The next three tracks continue to work under this familiar rubric, with the single ready “New You” closing out the section. If the album continued at this pace, for the last 3 tracks, it would have been a strong record in and of itself, a solid continuation from previous records and a welcome return. However, something shifts and the album moves in a completely new direction at “In Another Way,” making mbv something more difficult to pin down. 


With “In Another Way,” the layer of dreamy feedback and distortion clears with shrill squeal of guitar and synth, and the the prettiness of the first 2/3 of the album is replaced with something sharper and more abrasive. Following this, the instrumental “Nothing Is” pushes that change further, a drone of pounding drums and noise leading into the closing, “Wonder 2” which finishes the album on the cusp of something wholly different, the pitch slowly rising until the song, and album cut off abruptly. My Bloody Valentine could have just coasted through those first 6 tracks and we would have thought it a fitting follow up; it would be the event it was regardless. It is this last third that make the album something wholly more respectable than a simple follow up and rehash of what worked so well in the past. It establishes, if only briefly, a commitment to pushing forward.

The drastic shift in style and tone, of course, suggests that maybe these tracks were written much later in the 22 intervening years and could be easily read as a response to what has happened since Loveless. Shields and co suggest that, yes feedback, distortion, noise, those things can all be hazy and dreamy and, in fact, pretty, but noise is also meant to be something abrasive as well. Loveless felt revelatory because, at the time, it was jarring, a coming together of several musical currents. 

However, and this is extremely important, Loveless cannot be revelatory again, you cannot simply go back and do the same thing and have the same effect. No, the context has shifted and the influence of Loveless has made that initial break a well tread part of today’s musical landscape It is with those last three tracks that mbv suggests, at least for the band, a way forward, a hint towards something new in the future, should they continue to record and release albums.  

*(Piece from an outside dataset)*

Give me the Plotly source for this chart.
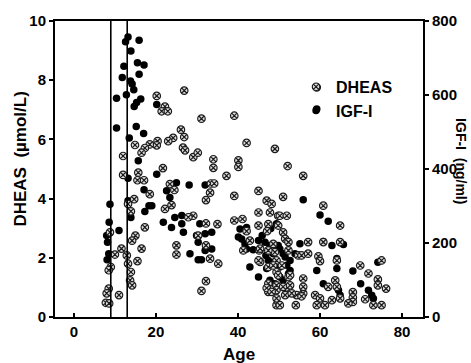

The sudden release of the album was almost a phenomenon in and of itself. Even with the warning, it was such a shock to see that yes, there was actually new material available from this band and that you could be listening to it right now. It took many by surprise and marks one of the rare times, in a time when blogs like this (and writers like me) give you new albums in an endless drip of singles. It has been sometime since a new album could just spring out of nowhere. But, somehow, a band guarded their new material, held it from everyone, and released it when we all least expected it. This, apart from the album, made for an interesting moment and it was nice to be reminded that you could be excited enough about an album to put off any other plans in an attempt to get a hold of new music. Hopefully this signals a full return for Kevin Shields and My Bloody Valentine, because, as mbv demonstrates, they don’t appear to be out of new ideas.